▼
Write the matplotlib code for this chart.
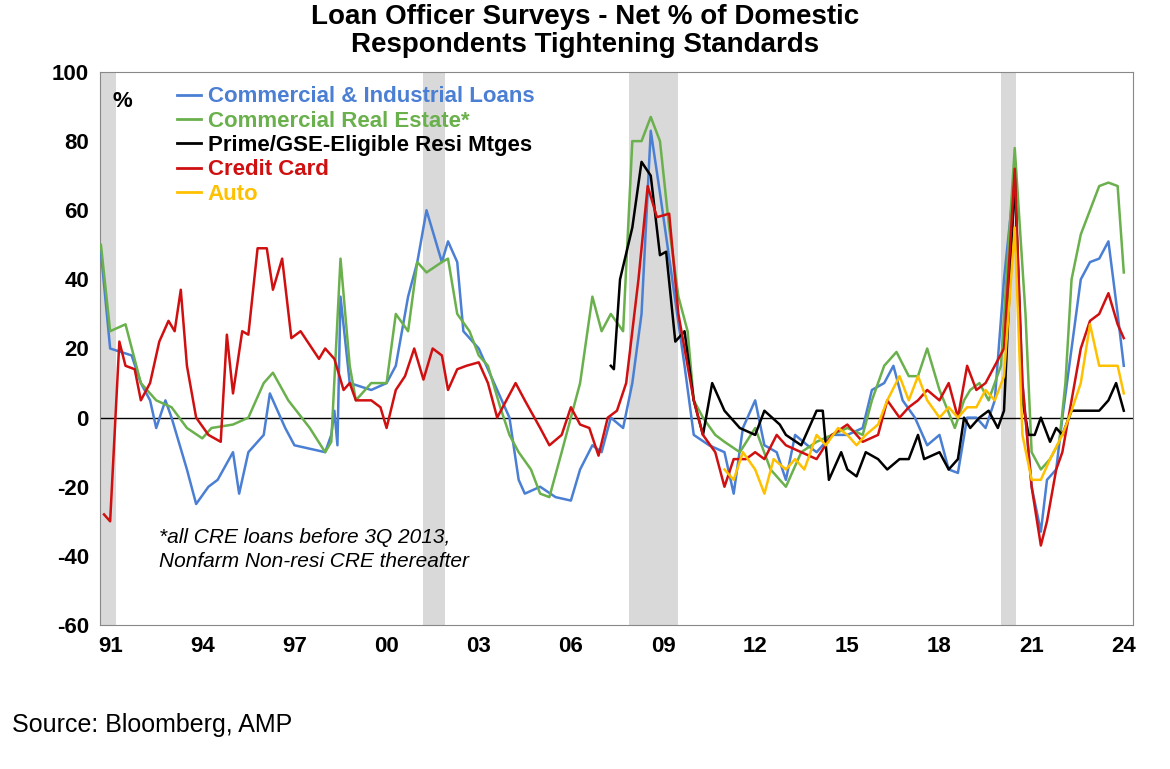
▲
▼
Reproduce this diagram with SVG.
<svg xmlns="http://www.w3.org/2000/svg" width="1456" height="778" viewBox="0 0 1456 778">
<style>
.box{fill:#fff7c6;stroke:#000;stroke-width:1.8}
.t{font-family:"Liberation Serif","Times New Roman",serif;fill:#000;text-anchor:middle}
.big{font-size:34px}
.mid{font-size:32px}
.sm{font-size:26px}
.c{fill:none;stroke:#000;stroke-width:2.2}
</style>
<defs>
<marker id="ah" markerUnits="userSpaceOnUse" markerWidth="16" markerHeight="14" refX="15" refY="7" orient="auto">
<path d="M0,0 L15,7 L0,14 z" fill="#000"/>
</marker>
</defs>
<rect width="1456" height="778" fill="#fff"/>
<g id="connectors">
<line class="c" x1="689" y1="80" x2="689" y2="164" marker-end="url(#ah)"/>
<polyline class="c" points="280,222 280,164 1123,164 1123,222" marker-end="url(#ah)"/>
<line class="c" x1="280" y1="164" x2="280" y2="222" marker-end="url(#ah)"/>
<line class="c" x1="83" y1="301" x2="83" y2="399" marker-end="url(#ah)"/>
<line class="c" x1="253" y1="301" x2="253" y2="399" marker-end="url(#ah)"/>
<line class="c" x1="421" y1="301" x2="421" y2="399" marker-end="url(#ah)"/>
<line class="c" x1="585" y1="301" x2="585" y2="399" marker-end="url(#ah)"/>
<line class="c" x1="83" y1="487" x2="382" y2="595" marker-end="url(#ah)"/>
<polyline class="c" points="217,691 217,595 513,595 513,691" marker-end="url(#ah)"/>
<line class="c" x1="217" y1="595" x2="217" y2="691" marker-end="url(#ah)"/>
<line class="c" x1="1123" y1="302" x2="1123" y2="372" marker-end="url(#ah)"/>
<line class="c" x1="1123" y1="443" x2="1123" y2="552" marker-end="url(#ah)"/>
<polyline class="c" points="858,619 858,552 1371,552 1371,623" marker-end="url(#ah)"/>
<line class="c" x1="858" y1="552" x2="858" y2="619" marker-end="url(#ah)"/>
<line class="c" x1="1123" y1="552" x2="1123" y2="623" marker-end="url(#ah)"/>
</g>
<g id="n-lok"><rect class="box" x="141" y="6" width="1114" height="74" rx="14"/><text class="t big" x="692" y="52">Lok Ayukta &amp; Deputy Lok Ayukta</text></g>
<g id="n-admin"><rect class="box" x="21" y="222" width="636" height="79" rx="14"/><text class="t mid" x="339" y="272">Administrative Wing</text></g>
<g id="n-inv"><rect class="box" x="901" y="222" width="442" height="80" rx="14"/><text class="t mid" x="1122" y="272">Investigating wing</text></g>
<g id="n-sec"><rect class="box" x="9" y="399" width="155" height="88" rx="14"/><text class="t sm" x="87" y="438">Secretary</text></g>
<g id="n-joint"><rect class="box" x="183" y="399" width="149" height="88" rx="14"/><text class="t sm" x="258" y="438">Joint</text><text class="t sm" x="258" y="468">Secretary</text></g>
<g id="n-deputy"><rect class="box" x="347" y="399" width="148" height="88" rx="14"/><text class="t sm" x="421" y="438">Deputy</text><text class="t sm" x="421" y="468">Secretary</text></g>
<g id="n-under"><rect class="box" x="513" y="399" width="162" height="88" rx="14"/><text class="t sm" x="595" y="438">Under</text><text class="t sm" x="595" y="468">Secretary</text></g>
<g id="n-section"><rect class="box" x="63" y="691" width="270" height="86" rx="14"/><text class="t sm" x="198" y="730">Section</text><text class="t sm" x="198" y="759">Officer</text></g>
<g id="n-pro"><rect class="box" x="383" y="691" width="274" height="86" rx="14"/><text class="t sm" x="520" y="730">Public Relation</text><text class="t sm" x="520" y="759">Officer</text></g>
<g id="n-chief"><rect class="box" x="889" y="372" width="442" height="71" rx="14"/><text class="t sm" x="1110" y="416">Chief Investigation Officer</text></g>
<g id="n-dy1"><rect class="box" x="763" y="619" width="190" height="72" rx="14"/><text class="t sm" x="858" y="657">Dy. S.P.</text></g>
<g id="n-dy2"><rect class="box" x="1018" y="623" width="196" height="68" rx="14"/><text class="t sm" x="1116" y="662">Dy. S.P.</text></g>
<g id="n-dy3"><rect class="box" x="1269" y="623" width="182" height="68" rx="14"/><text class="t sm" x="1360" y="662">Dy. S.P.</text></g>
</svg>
▲
PROBLEM TO SOLVE:
Look through the records and count each line that holds "this". Write only the total.

FINAL ANSWER:
2